Exhibit: Found Along The Way — Paintings, sculptures & drawings by Michael O’Brien
Nov. 16- Jan. 4, 2010
The Bottling Works
426 E. Main St., Romney WV 

Michael O'Brien

Michael O'Brien in his studio

The theme for this art show was inspired by glass and copper wire sculptures that I did for Green Spring residents Joann Clodfelter and Debbie Beveridge. The work incorporates sea glass that Joann and her daughter, Debbie, found along the shore in the Chesapeake Bay area over the course of a year.

I’ve always enjoyed incorporating ‘found objects’ in the work I do with stained glass and copper wire. As I worked on the sculptures and, later on new paintings for this show, I started thinking in a broader context of the people and the ideas ‘found along the way’ in my life connected to my art.

Here is just one thought or recollection I’d like to share in that regard … My grandmother, Frances Hammerslough, was a seamstress who operated a dressmaking business out of her home in the Mojave Desert town of Needles, California. I have many childhood memories of her pulling out bolts of material and dress patterns for customers — what comes to mind are all the colors and designs and leftover scraps of cloth. With the scraps she’d make patchwork quilts. I still have a few handed down from my mom to me.

I can’t say there is a direct correlation to my grandmother’s quilts, but for the longest time now, I’ve enjoyed and been inspired by patchwork quilts as an art form. The titles on display here; “Peace Jubilee,” “Looking Back At You,” and “Seed,” are what I refer to as my ‘patchwork collages.’ I completed them this past summer.
Without getting into a detailed description of the process of making the collages, the point is that I was using a pair of my grandmother’s old scissors in cutting out the ‘patchwork’ collage pieces and while working I had a minor revelation about her.

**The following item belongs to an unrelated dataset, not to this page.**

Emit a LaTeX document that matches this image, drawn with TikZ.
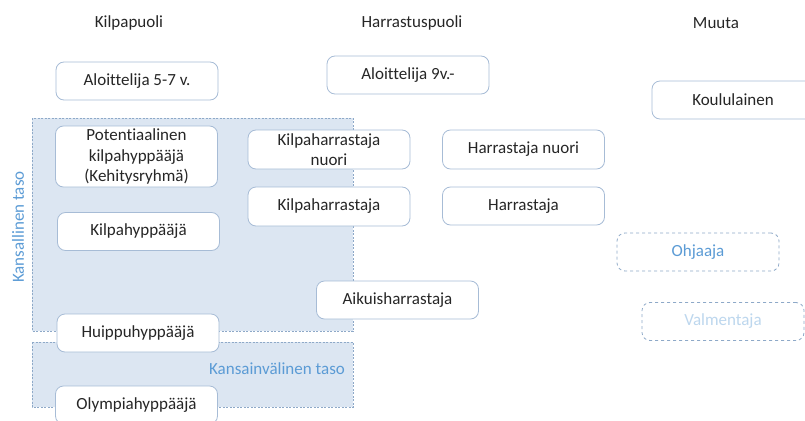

It occurred to me that my grandmother — busily working away in her little sewing room, with all her colorful spools of thread, bright cloth and dress patterns — was my first artistic influence. If she was still around, she’d laugh at that and say her dressmaking was about making money to supplement the family income — not art.
Lastly, she wouldn’t be too happy about the condition of her scissors these days — they are covered with acrylic paint and gloss medium and I use them to cut everything from paper to copper wire — but she’s always there each time I pick them up.